>> Start GIVEN DATA

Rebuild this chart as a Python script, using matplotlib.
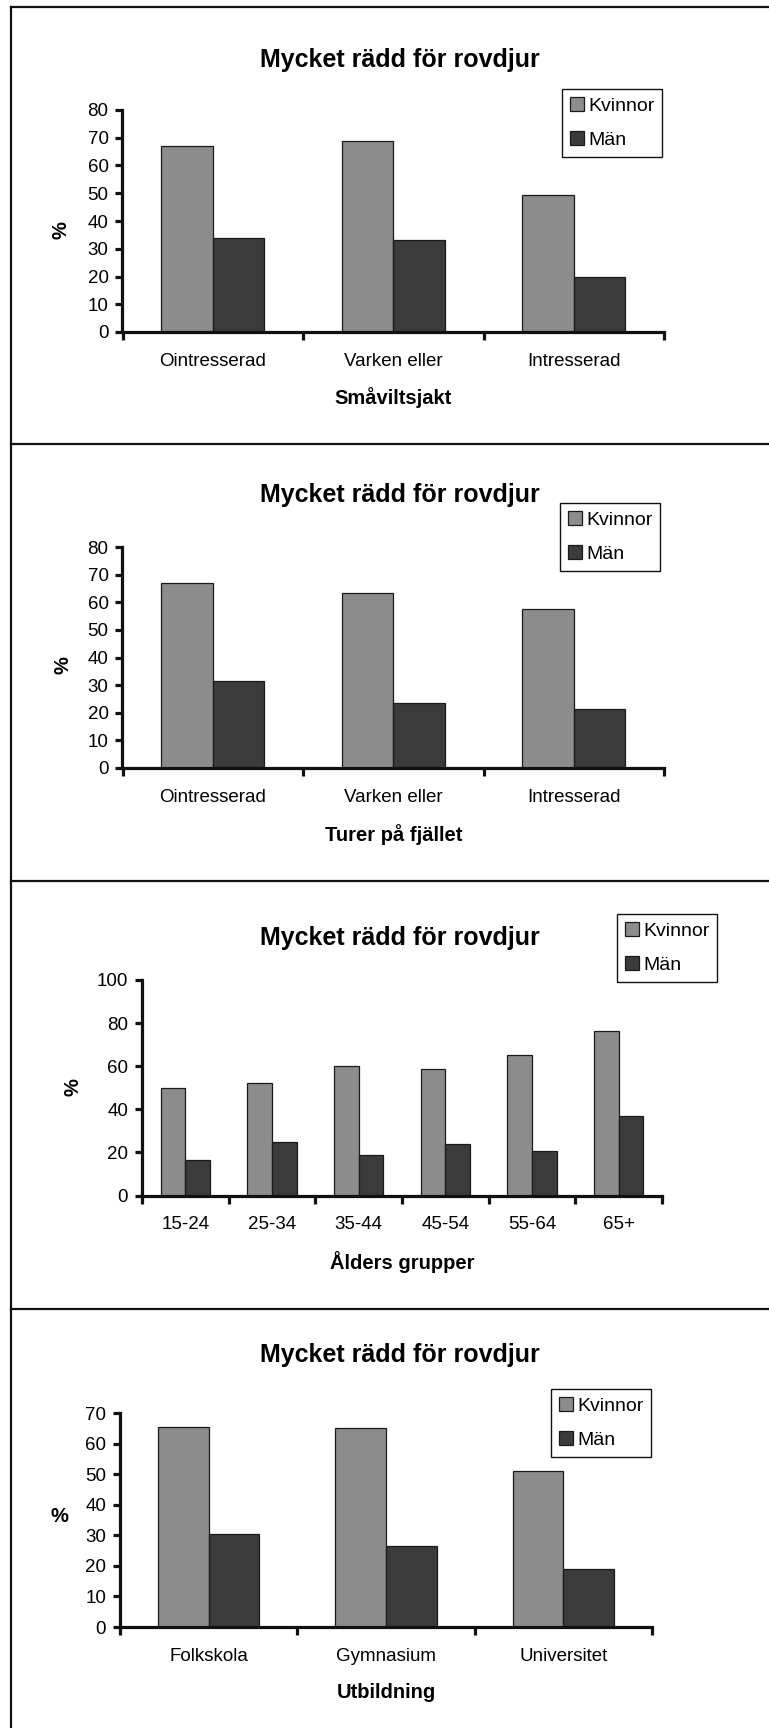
import numpy as np
import matplotlib
matplotlib.use("Agg")
import matplotlib.pyplot as plt
from matplotlib.lines import Line2D

# =========================================================
# DATA
# =========================================================
title = "Mycket rädd för rovdjur"
series = ["Kvinnor", "Män"]

cats_jakt = ["Ointresserad", "Varken eller", "Intresserad"]
kvinnor_jakt = [67.0, 69.0, 49.5]
man_jakt = [34.0, 33.0, 20.0]

cats_fjall = ["Ointresserad", "Varken eller", "Intresserad"]
kvinnor_fjall = [67.0, 63.5, 57.5]
man_fjall = [31.5, 23.5, 21.5]

cats_alder = ["15-24", "25-34", "35-44", "45-54", "55-64", "65+"]
kvinnor_alder = [50.0, 52.0, 60.0, 58.5, 65.0, 76.5]
man_alder = [16.5, 25.0, 19.0, 24.0, 20.5, 37.0]

cats_utb = ["Folkskola", "Gymnasium", "Universitet"]
kvinnor_utb = [65.5, 65.0, 51.0]
man_utb = [30.5, 26.5, 19.0]

# =========================================================
# FIGURE
# =========================================================
W, H = 769, 1728
plt.rcParams["font.family"] = ["Liberation Sans", "DejaVu Sans"]

fig = plt.figure(figsize=(W / 100, H / 100), dpi=100)
fig.patch.set_facecolor("white")

C_KV = "#8b8c8b"
C_MAN = "#3a3b3a"
EDGE = "#1a1a1a"
BAR_W = 0.285


def fx(x):
    return x / W


def fy(y):
    return 1 - y / H


def panel(box, cats, kv, man, ymax, ystep, title_y, xlabel, xlabel_y,
          pct_xy, pct_rot, leg_xy):
    x0, y0, x1, y1 = box
    ax = fig.add_axes([fx(x0), fy(y1), (x1 - x0) / W, (y1 - y0) / H])

    x = np.arange(len(cats))
    b1 = ax.bar(x - BAR_W / 2, kv, BAR_W, color=C_KV, edgecolor=EDGE,
                linewidth=0.9, label=series[0], zorder=2)
    b2 = ax.bar(x + BAR_W / 2, man, BAR_W, color=C_MAN, edgecolor=EDGE,
                linewidth=0.9, label=series[1], zorder=2)

    ax.set_xlim(-0.5, len(cats) - 0.5)
    ax.set_ylim(0, ymax)
    ax.set_yticks(np.arange(0, ymax + 1, ystep))

    for s in ["top", "right"]:
        ax.spines[s].set_visible(False)
    for s in ["left", "bottom"]:
        ax.spines[s].set_linewidth(2.3)
        ax.spines[s].set_color("#111111")
        ax.spines[s].set_zorder(3)

    ax.set_xticks(x)
    ax.set_xticklabels(cats)
    ax.set_xticks(np.arange(len(cats) + 1) - 0.5, minor=True)
    ax.tick_params(axis="x", which="major", length=0, pad=15, labelsize=13.5)
    ax.tick_params(axis="x", which="minor", length=6, width=2.3,
                   direction="out", color="#111111")
    ax.tick_params(axis="y", length=5, width=2.3, direction="out",
                   color="#111111", pad=5, labelsize=13.5)

    fig.text(fx(400), fy(title_y), title, ha="center", va="center",
             fontsize=18, fontweight="bold")
    fig.text(fx((x0 + x1) / 2), fy(xlabel_y), xlabel, ha="center",
             va="center", fontsize=14.5, fontweight="bold")
    fig.text(fx(pct_xy[0]), fy(pct_xy[1]), "%", ha="center", va="center",
             rotation=pct_rot, fontsize=14.5, fontweight="bold")

    leg = ax.legend(handles=[b1, b2], loc="upper left",
                    bbox_to_anchor=(fx(leg_xy[0]), fy(leg_xy[1])),
                    bbox_transform=fig.transFigure, borderaxespad=0,
                    fancybox=False, framealpha=1, edgecolor="#111111",
                    fontsize=14, handlelength=0.75, handleheight=0.75,
                    handletextpad=0.2, labelspacing=0.85, borderpad=0.4)
    leg.get_frame().set_linewidth(1.0)
    return ax


panel((122.5, 110, 664, 332), cats_jakt, kvinnor_jakt, man_jakt, 80, 10,
      60, "Småviltsjakt", 398, (61, 230), 90, (562, 89))
panel((122.5, 547, 664, 768), cats_fjall, kvinnor_fjall, man_fjall, 80, 10,
      495, "Turer på fjället", 835, (63, 665), 90, (560, 503))
panel((142, 980, 662, 1195.5), cats_alder, kvinnor_alder, man_alder, 100, 20,
      938, "Ålders grupper", 1262, (73, 1087), 90, (617, 914))
panel((120, 1413, 652, 1627), cats_utb, kvinnor_utb, man_utb, 70, 10,
      1355, "Utbildning", 1693, (59, 1517), 0, (551, 1389))

# table frame around the panels
frame_kw = dict(color="#111111", linewidth=1.6, transform=fig.transFigure)
fig.add_artist(Line2D([fx(11), 1], [fy(7), fy(7)], **frame_kw))
fig.add_artist(Line2D([fx(11), fx(11)], [fy(7), 0], **frame_kw))
for yd in [444, 881, 1309]:
    fig.add_artist(Line2D([fx(11), 1], [fy(yd), fy(yd)], **frame_kw))

plt.savefig("out.png", dpi=100)
plt.close()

>> End GIVEN DATA

Without including any picture, repeat the data exactly.

◆ **FINAL ANSWER**
Rebuild this chart as a Python script, using matplotlib.
import numpy as np
import matplotlib
matplotlib.use("Agg")
import matplotlib.pyplot as plt
from matplotlib.lines import Line2D

# =========================================================
# DATA
# =========================================================
title = "Mycket rädd för rovdjur"
series = ["Kvinnor", "Män"]

cats_jakt = ["Ointresserad", "Varken eller", "Intresserad"]
kvinnor_jakt = [67.0, 69.0, 49.5]
man_jakt = [34.0, 33.0, 20.0]

cats_fjall = ["Ointresserad", "Varken eller", "Intresserad"]
kvinnor_fjall = [67.0, 63.5, 57.5]
man_fjall = [31.5, 23.5, 21.5]

cats_alder = ["15-24", "25-34", "35-44", "45-54", "55-64", "65+"]
kvinnor_alder = [50.0, 52.0, 60.0, 58.5, 65.0, 76.5]
man_alder = [16.5, 25.0, 19.0, 24.0, 20.5, 37.0]

cats_utb = ["Folkskola", "Gymnasium", "Universitet"]
kvinnor_utb = [65.5, 65.0, 51.0]
man_utb = [30.5, 26.5, 19.0]

# =========================================================
# FIGURE
# =========================================================
W, H = 769, 1728
plt.rcParams["font.family"] = ["Liberation Sans", "DejaVu Sans"]

fig = plt.figure(figsize=(W / 100, H / 100), dpi=100)
fig.patch.set_facecolor("white")

C_KV = "#8b8c8b"
C_MAN = "#3a3b3a"
EDGE = "#1a1a1a"
BAR_W = 0.285


def fx(x):
    return x / W


def fy(y):
    return 1 - y / H


def panel(box, cats, kv, man, ymax, ystep, title_y, xlabel, xlabel_y,
          pct_xy, pct_rot, leg_xy):
    x0, y0, x1, y1 = box
    ax = fig.add_axes([fx(x0), fy(y1), (x1 - x0) / W, (y1 - y0) / H])

    x = np.arange(len(cats))
    b1 = ax.bar(x - BAR_W / 2, kv, BAR_W, color=C_KV, edgecolor=EDGE,
                linewidth=0.9, label=series[0], zorder=2)
    b2 = ax.bar(x + BAR_W / 2, man, BAR_W, color=C_MAN, edgecolor=EDGE,
                linewidth=0.9, label=series[1], zorder=2)

    ax.set_xlim(-0.5, len(cats) - 0.5)
    ax.set_ylim(0, ymax)
    ax.set_yticks(np.arange(0, ymax + 1, ystep))

    for s in ["top", "right"]:
        ax.spines[s].set_visible(False)
    for s in ["left", "bottom"]:
        ax.spines[s].set_linewidth(2.3)
        ax.spines[s].set_color("#111111")
        ax.spines[s].set_zorder(3)

    ax.set_xticks(x)
    ax.set_xticklabels(cats)
    ax.set_xticks(np.arange(len(cats) + 1) - 0.5, minor=True)
    ax.tick_params(axis="x", which="major", length=0, pad=15, labelsize=13.5)
    ax.tick_params(axis="x", which="minor", length=6, width=2.3,
                   direction="out", color="#111111")
    ax.tick_params(axis="y", length=5, width=2.3, direction="out",
                   color="#111111", pad=5, labelsize=13.5)

    fig.text(fx(400), fy(title_y), title, ha="center", va="center",
             fontsize=18, fontweight="bold")
    fig.text(fx((x0 + x1) / 2), fy(xlabel_y), xlabel, ha="center",
             va="center", fontsize=14.5, fontweight="bold")
    fig.text(fx(pct_xy[0]), fy(pct_xy[1]), "%", ha="center", va="center",
             rotation=pct_rot, fontsize=14.5, fontweight="bold")

    leg = ax.legend(handles=[b1, b2], loc="upper left",
                    bbox_to_anchor=(fx(leg_xy[0]), fy(leg_xy[1])),
                    bbox_transform=fig.transFigure, borderaxespad=0,
                    fancybox=False, framealpha=1, edgecolor="#111111",
                    fontsize=14, handlelength=0.75, handleheight=0.75,
                    handletextpad=0.2, labelspacing=0.85, borderpad=0.4)
    leg.get_frame().set_linewidth(1.0)
    return ax


panel((122.5, 110, 664, 332), cats_jakt, kvinnor_jakt, man_jakt, 80, 10,
      60, "Småviltsjakt", 398, (61, 230), 90, (562, 89))
panel((122.5, 547, 664, 768), cats_fjall, kvinnor_fjall, man_fjall, 80, 10,
      495, "Turer på fjället", 835, (63, 665), 90, (560, 503))
panel((142, 980, 662, 1195.5), cats_alder, kvinnor_alder, man_alder, 100, 20,
      938, "Ålders grupper", 1262, (73, 1087), 90, (617, 914))
panel((120, 1413, 652, 1627), cats_utb, kvinnor_utb, man_utb, 70, 10,
      1355, "Utbildning", 1693, (59, 1517), 0, (551, 1389))

# table frame around the panels
frame_kw = dict(color="#111111", linewidth=1.6, transform=fig.transFigure)
fig.add_artist(Line2D([fx(11), 1], [fy(7), fy(7)], **frame_kw))
fig.add_artist(Line2D([fx(11), fx(11)], [fy(7), 0], **frame_kw))
for yd in [444, 881, 1309]:
    fig.add_artist(Line2D([fx(11), 1], [fy(yd), fy(yd)], **frame_kw))

plt.savefig("out.png", dpi=100)
plt.close()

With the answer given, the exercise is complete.